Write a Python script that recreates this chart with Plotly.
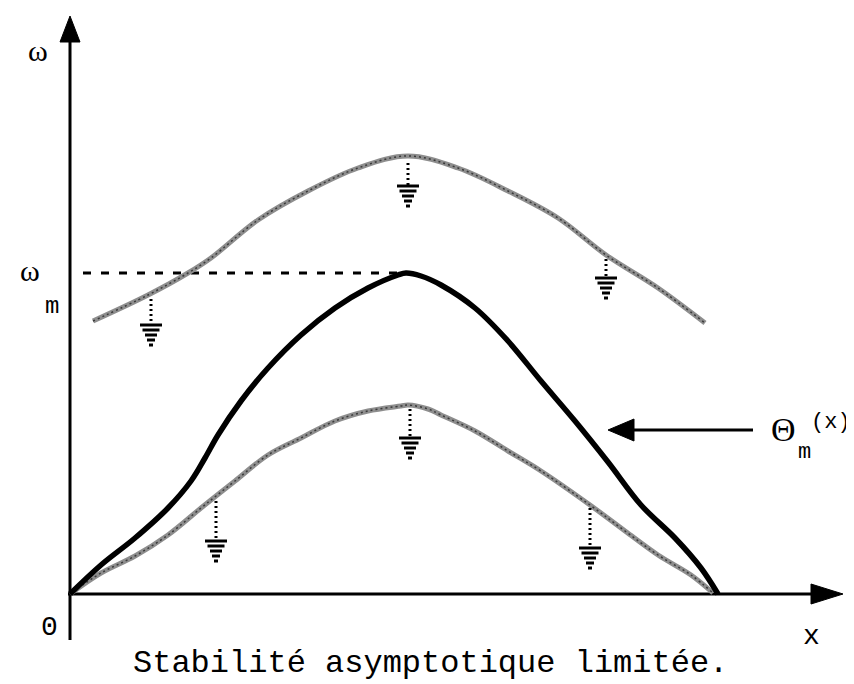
import plotly.graph_objects as go

# ---- data (units: origin at axes crossing) ----
# Θm(x): thick black curve
theta_x = [0, 31, 65, 98, 121, 135, 148, 171, 198, 231, 265, 298, 328, 336, 351, 371, 405, 438, 471, 505, 538, 571, 605, 631, 648]
theta_y = [0, 29, 56, 86, 113, 136, 159, 193, 226, 259, 286, 306, 319, 321, 318, 309, 286, 253, 213, 173, 132, 89, 56, 26, 0]

# upper grey curve
upper_x = [23, 78, 118, 141, 188, 238, 288, 338, 388, 438, 488, 536, 588, 635]
upper_y = [273, 299, 321, 336, 374, 403, 426, 438, 426, 403, 376, 339, 306, 271]

# lower grey curve
lower_x = [0, 31, 65, 98, 131, 146, 165, 198, 231, 265, 298, 331, 338, 358, 371, 405, 438, 471, 520, 555, 588, 621, 643]
lower_y = [0, 21, 38, 59, 86, 98, 113, 139, 156, 173, 183, 188, 189, 185, 179, 163, 143, 123, 89, 63, 39, 19, 1]

# ground symbols (x, start on curve, top of bars)
ground_x = [81, 338, 536, 146, 340, 520]
ground_from = [298, 434, 338, 96, 188, 89]
ground_to = [269, 408, 316, 53, 156, 46]

omega_m = 321
x_axis_end = 773
y_axis_end = 578
theta_arrow_y = 164
theta_arrow_tip = 538
theta_arrow_tail = 683

fig = go.Figure()

GREY = "#8e8e8e"

# axes
fig.add_trace(go.Scatter(x=[0, 0], y=[-46, y_axis_end - 24], mode="lines",
                         line=dict(color="black", width=3), hoverinfo="skip"))
fig.add_trace(go.Scatter(x=[-10, 10, 0, -10], y=[y_axis_end - 26, y_axis_end - 26, y_axis_end, y_axis_end - 26],
                         mode="lines", fill="toself", fillcolor="black",
                         line=dict(color="black", width=1), hoverinfo="skip"))
fig.add_trace(go.Scatter(x=[-2, x_axis_end - 28], y=[0, 0], mode="lines",
                         line=dict(color="black", width=3), hoverinfo="skip"))
fig.add_trace(go.Scatter(x=[x_axis_end - 32, x_axis_end - 32, x_axis_end, x_axis_end - 32], y=[-10, 10, 0, -10],
                         mode="lines", fill="toself", fillcolor="black",
                         line=dict(color="black", width=1), hoverinfo="skip"))

# dashed omega_m line
fig.add_trace(go.Scatter(x=[13, theta_x[13]], y=[omega_m, omega_m], mode="lines",
                         line=dict(color="black", width=3, dash="8px,10px"), hoverinfo="skip"))

# grey curves
for xs, ys in ((upper_x, upper_y), (lower_x, lower_y)):
    fig.add_trace(go.Scatter(x=xs, y=ys, mode="lines", line=dict(color=GREY, width=5, shape="spline"),
                             hoverinfo="skip"))
    fig.add_trace(go.Scatter(x=xs, y=ys, mode="lines",
                             line=dict(color="#3a3a3a", width=1.5, shape="spline", dash="2px,3px"),
                             hoverinfo="skip"))

# black curve
fig.add_trace(go.Scatter(x=theta_x, y=theta_y, mode="lines",
                         line=dict(color="black", width=5.5, shape="spline"), hoverinfo="skip"))

# ground symbols
bar_w = [22, 17, 12, 8, 4]
dx, dy, bx, by = [], [], [], []
for gx, gf, gt in zip(ground_x, ground_from, ground_to):
    dx += [gx, gx, None]
    dy += [gf - 3, gt, None]
    for i, w in enumerate(bar_w):
        bx += [gx - w / 2, gx + w / 2, None]
        by += [gt - 5 * i, gt - 5 * i, None]
fig.add_trace(go.Scatter(x=dx, y=dy, mode="lines", line=dict(color="black", width=3, dash="2px,3px"),
                         hoverinfo="skip"))
fig.add_trace(go.Scatter(x=bx, y=by, mode="lines", line=dict(color="black", width=3), hoverinfo="skip"))

# Θm arrow
fig.add_trace(go.Scatter(x=[theta_arrow_tip + 20, theta_arrow_tail], y=[theta_arrow_y, theta_arrow_y],
                         mode="lines", line=dict(color="black", width=3), hoverinfo="skip"))
fig.add_trace(go.Scatter(x=[theta_arrow_tip + 26, theta_arrow_tip + 26, theta_arrow_tip, theta_arrow_tip + 26],
                         y=[theta_arrow_y - 11, theta_arrow_y + 11, theta_arrow_y, theta_arrow_y - 11],
                         mode="lines", fill="toself", fillcolor="black",
                         line=dict(color="black", width=1), hoverinfo="skip"))

SERIF = "Liberation Serif"
MONO = "Liberation Mono"
ann = [
    dict(x=-32, y=544, text="ω", font=dict(family=SERIF, size=30)),
    dict(x=-40, y=324, text="ω", font=dict(family=SERIF, size=30)),
    dict(x=-18, y=288, text="m", font=dict(family=MONO, size=24)),
    dict(x=-21, y=-33, text="0", font=dict(family=MONO, size=28)),
    dict(x=741, y=-42, text="x", font=dict(family=MONO, size=28)),
    dict(x=713, y=165, text="Θ", font=dict(family=SERIF, size=34)),
    dict(x=734, y=142, text="m", font=dict(family=MONO, size=22)),
    dict(x=783, y=172, text="(x)", font=dict(family=MONO, size=22), xanchor="right"),
    dict(x=360, y=-69, text="Stabilité asymptotique limitée.", font=dict(family=MONO, size=32)),
]
for a in ann:
    a.setdefault("xanchor", "center")
    a.update(showarrow=False, xref="x", yref="y", yanchor="middle")
    a["font"]["color"] = "black"

fig.update_layout(
    width=854, height=684, margin=dict(l=0, r=0, t=0, b=0),
    paper_bgcolor="white", plot_bgcolor="white", showlegend=False,
    xaxis=dict(range=[-62, 792], visible=False, fixedrange=True),
    yaxis=dict(range=[-98, 586], visible=False, fixedrange=True),
    annotations=ann,
)
fig.write_html("out.html")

---

Everything from the first line to the line with "339, 306, 271]" must be repeated exactly, and nothing else. Leave the pictures out.

Write a Python script that recreates this chart with Plotly.
import plotly.graph_objects as go

# ---- data (units: origin at axes crossing) ----
# Θm(x): thick black curve
theta_x = [0, 31, 65, 98, 121, 135, 148, 171, 198, 231, 265, 298, 328, 336, 351, 371, 405, 438, 471, 505, 538, 571, 605, 631, 648]
theta_y = [0, 29, 56, 86, 113, 136, 159, 193, 226, 259, 286, 306, 319, 321, 318, 309, 286, 253, 213, 173, 132, 89, 56, 26, 0]

# upper grey curve
upper_x = [23, 78, 118, 141, 188, 238, 288, 338, 388, 438, 488, 536, 588, 635]
upper_y = [273, 299, 321, 336, 374, 403, 426, 438, 426, 403, 376, 339, 306, 271]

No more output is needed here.